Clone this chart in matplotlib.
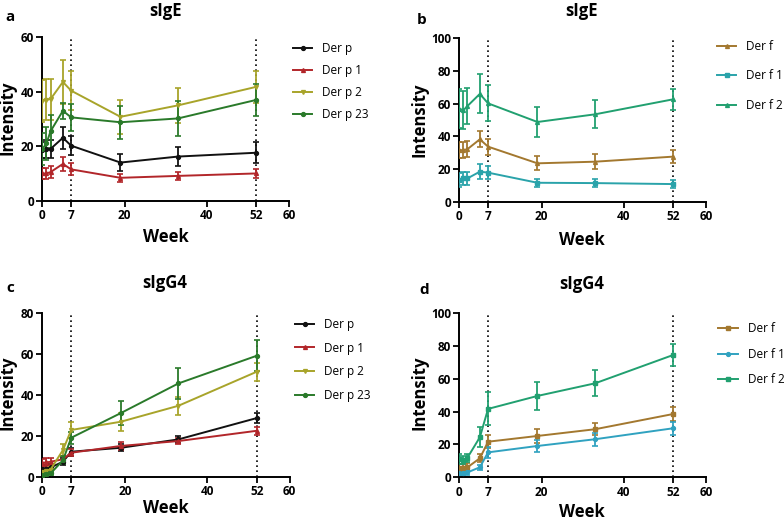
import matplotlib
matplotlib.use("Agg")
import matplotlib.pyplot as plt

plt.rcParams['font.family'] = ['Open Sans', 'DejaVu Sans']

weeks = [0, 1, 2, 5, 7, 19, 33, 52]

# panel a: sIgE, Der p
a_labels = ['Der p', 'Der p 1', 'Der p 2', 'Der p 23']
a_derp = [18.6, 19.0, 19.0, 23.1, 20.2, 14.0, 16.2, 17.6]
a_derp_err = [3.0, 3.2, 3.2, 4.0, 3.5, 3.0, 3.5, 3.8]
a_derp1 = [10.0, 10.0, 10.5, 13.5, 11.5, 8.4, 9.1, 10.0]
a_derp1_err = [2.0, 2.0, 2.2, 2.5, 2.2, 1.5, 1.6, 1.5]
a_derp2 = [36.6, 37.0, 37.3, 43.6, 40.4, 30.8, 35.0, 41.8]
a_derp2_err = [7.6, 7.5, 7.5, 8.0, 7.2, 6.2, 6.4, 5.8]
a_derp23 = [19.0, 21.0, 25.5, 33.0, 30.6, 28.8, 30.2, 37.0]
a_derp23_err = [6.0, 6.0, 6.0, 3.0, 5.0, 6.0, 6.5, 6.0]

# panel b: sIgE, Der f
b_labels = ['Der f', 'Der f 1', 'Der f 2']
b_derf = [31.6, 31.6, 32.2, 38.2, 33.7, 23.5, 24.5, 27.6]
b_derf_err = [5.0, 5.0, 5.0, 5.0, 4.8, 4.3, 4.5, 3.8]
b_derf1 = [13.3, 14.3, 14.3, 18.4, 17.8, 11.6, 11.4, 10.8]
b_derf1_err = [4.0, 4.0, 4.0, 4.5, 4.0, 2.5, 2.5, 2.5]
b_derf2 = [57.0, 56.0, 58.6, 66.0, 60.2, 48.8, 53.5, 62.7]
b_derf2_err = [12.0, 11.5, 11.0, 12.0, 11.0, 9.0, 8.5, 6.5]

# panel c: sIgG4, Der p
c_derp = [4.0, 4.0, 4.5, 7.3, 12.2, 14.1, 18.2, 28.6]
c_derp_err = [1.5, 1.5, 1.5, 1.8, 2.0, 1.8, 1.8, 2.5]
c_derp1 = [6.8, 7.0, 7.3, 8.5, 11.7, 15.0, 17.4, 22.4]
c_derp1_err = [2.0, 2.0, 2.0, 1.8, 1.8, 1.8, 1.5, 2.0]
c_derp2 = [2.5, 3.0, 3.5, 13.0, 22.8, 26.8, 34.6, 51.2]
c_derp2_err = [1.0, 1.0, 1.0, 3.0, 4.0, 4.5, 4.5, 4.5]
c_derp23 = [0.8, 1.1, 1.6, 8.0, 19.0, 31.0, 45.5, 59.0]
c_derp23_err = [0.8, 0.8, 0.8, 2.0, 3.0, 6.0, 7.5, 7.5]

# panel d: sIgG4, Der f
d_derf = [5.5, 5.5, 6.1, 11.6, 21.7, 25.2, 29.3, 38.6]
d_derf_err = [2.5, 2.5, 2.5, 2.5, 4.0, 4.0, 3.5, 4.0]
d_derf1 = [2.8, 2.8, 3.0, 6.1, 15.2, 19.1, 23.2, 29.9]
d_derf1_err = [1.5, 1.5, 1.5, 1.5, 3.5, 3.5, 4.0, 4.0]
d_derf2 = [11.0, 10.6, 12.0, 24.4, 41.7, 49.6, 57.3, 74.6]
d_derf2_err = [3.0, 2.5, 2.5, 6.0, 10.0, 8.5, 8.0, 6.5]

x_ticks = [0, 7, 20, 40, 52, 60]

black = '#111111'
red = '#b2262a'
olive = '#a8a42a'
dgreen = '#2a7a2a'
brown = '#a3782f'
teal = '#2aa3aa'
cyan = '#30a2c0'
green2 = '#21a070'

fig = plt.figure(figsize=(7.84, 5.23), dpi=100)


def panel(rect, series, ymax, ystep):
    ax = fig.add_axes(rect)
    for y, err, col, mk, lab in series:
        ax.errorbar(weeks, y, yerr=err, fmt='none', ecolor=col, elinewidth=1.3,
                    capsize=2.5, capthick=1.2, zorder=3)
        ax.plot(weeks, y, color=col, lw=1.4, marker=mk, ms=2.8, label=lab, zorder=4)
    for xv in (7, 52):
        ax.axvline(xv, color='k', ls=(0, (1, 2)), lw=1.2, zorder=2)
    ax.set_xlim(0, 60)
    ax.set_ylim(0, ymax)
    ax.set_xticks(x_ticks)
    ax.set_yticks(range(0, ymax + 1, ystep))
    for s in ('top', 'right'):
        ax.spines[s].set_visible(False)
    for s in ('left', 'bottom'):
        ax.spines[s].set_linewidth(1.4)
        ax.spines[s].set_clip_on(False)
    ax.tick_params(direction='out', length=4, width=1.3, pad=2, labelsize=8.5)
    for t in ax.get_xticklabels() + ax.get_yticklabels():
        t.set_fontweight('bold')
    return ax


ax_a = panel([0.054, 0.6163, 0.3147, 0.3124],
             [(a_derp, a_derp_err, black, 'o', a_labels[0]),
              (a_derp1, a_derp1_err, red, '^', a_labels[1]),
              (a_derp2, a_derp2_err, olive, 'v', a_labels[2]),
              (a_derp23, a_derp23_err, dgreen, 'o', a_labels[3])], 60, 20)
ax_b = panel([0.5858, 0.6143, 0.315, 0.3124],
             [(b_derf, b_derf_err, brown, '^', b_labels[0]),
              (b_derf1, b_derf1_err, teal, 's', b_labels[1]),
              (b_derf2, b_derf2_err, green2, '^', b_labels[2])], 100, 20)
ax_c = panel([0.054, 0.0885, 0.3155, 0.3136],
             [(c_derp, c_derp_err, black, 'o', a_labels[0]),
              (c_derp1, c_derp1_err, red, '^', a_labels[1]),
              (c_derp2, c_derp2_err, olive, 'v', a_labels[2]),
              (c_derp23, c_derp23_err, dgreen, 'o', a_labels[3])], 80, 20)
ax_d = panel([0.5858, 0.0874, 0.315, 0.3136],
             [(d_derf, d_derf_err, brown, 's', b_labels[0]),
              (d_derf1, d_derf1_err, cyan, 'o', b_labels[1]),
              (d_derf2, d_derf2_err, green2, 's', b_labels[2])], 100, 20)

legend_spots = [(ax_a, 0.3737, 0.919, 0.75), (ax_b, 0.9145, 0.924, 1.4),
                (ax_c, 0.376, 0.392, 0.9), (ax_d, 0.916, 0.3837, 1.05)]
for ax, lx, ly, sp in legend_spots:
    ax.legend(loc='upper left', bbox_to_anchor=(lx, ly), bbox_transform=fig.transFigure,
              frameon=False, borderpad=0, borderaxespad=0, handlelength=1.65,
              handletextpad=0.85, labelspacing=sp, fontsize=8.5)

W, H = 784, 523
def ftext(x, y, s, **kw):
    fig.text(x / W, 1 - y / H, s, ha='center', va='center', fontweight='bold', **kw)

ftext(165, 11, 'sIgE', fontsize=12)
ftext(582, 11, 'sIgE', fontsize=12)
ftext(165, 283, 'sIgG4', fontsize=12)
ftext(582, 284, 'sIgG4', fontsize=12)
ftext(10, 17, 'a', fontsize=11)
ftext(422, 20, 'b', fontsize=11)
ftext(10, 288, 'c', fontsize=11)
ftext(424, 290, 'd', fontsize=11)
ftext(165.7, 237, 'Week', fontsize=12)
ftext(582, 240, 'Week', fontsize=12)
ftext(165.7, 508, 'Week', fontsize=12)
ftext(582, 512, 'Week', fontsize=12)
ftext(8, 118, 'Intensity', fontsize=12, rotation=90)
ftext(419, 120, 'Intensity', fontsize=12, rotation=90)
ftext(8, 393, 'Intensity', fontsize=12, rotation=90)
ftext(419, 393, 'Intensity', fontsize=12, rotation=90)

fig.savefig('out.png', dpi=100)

* * *

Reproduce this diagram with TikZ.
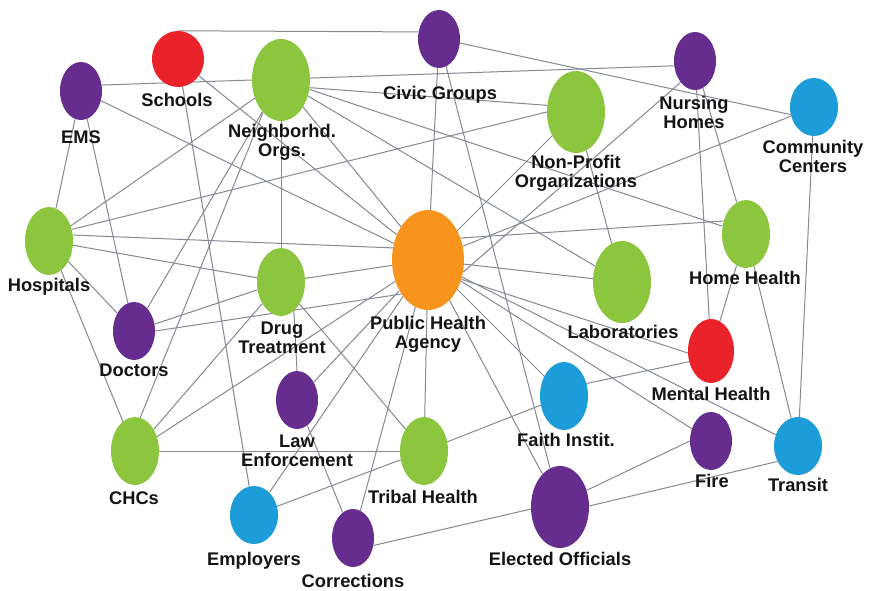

_What the task asks:_ Repeat only the lines from the one holding "Clone this chart in matplotlib." to the one holding "a_derp23_err = [6.0, 6.0, 6.0, 3.0, 5.0, 6.0, 6.5, 6.0]", both ends included, and drop the images.

_Result for this exercise:_
Clone this chart in matplotlib.
import matplotlib
matplotlib.use("Agg")
import matplotlib.pyplot as plt

plt.rcParams['font.family'] = ['Open Sans', 'DejaVu Sans']

weeks = [0, 1, 2, 5, 7, 19, 33, 52]

# panel a: sIgE, Der p
a_labels = ['Der p', 'Der p 1', 'Der p 2', 'Der p 23']
a_derp = [18.6, 19.0, 19.0, 23.1, 20.2, 14.0, 16.2, 17.6]
a_derp_err = [3.0, 3.2, 3.2, 4.0, 3.5, 3.0, 3.5, 3.8]
a_derp1 = [10.0, 10.0, 10.5, 13.5, 11.5, 8.4, 9.1, 10.0]
a_derp1_err = [2.0, 2.0, 2.2, 2.5, 2.2, 1.5, 1.6, 1.5]
a_derp2 = [36.6, 37.0, 37.3, 43.6, 40.4, 30.8, 35.0, 41.8]
a_derp2_err = [7.6, 7.5, 7.5, 8.0, 7.2, 6.2, 6.4, 5.8]
a_derp23 = [19.0, 21.0, 25.5, 33.0, 30.6, 28.8, 30.2, 37.0]
a_derp23_err = [6.0, 6.0, 6.0, 3.0, 5.0, 6.0, 6.5, 6.0]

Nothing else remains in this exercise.